YYYY-MM-DD-plan-name/
  specs/              # Problem statements, requirements
  proposal.md         # Why: justification, impact, risks
  design.md           # How: architecture, flows, decisions
  tasks.md            # What: checkboxes, owners, phases

proposal.md

# Proposal: [Plan Name]

## Status
Draft | Submitted | Approved | Rejected

## Parent Plan
[agent]/plans/[state]/[plan-name] (if child plan)

## Problem
What problem are we solving?

## Proposed Solution
High-level approach.

## Impact
What changes? What improves?

## Cost / Effort
Time, resources, dependencies.

## Risks
What could go wrong?

## Decision
Approved by [name] on [date] | Rejected because [reason]

design.md

# Design: [Plan Name]

## Overview
What are we building/doing?

## Architecture / Approach
How does it work? Diagrams, flows, decisions.

## Dependencies
What do we need? Other plans, external services, other agents.

## Constraints
Limitations, rules, non-negotiables.

## Open Questions
Things still to be decided.

tasks.md

# Tasks: [Plan Name]

## Summary
Brief overview.

## Tasks

### Phase 1: [Name]
- [x] Task description -> Owner
  Completed YYYY-MM-DD. Notes.
- [ ] Task description -> Owner
  Details, acceptance criteria.
- [ ] Delegate to [Agent]: [what] -> [Agent]
  Child plan: [agent]/plans/[state]/[plan-name]

Lifecycle

  1. Draft - Specs written, proposal drafted
  2. Approved - Proposal approved, design and tasks written
  3. In Progress - Execution started
  4. Completed - All tasks done
  5. Archived - Kept for reference

Move the plan folder between state directories to change state.

When to Create a Plan

Create when: multi-agent coordination needed, significant effort, multiple phases, needs approval, or progress tracking desired.
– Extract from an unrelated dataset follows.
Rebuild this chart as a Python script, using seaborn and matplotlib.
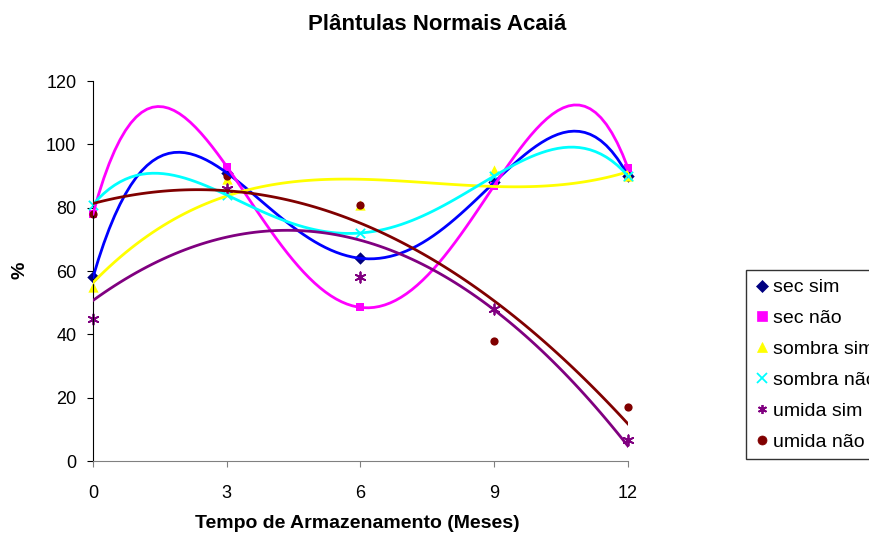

Skip for: quick tasks, simple lookups, routine operations.

Approval Authority

Define your own hierarchy. Typical pattern:

  • Owner/CEO approves strategic plans
  • Lead agent can approve plans aligned with established vision
  • Sub-agents submit proposals to their lead for approval

Document your approval chain in your workspace's plans/README.md.

Delegation

When delegating work to another agent:

  1. Parent plan's tasks.md references the child plan path
  2. Child plan's proposal.md references the parent plan path

Example in parent tasks.md:

- [ ] Delegate to [Agent]: implement feature X
  Child plan: [agent]/plans/in_progress/2026-02-20-feature-x

Example in child proposal.md:

## Parent Plan
[lead-agent]/plans/in_progress/2026-02-20-parent-plan

On Session Start

  1. Check plans/in_progress/ for active plans
  2. Check plans/draft/ for plans awaiting action
  3. Continue where you left off

Granularity Tips

  • Not everything needs a plan. Use for significant, multi-step work.
  • A single agent working on a quick fix does not need a plan.
  • Plans shine when coordination, tracking, or approval is involved.
  • Keep plan documents concise. Verbose plans get ignored.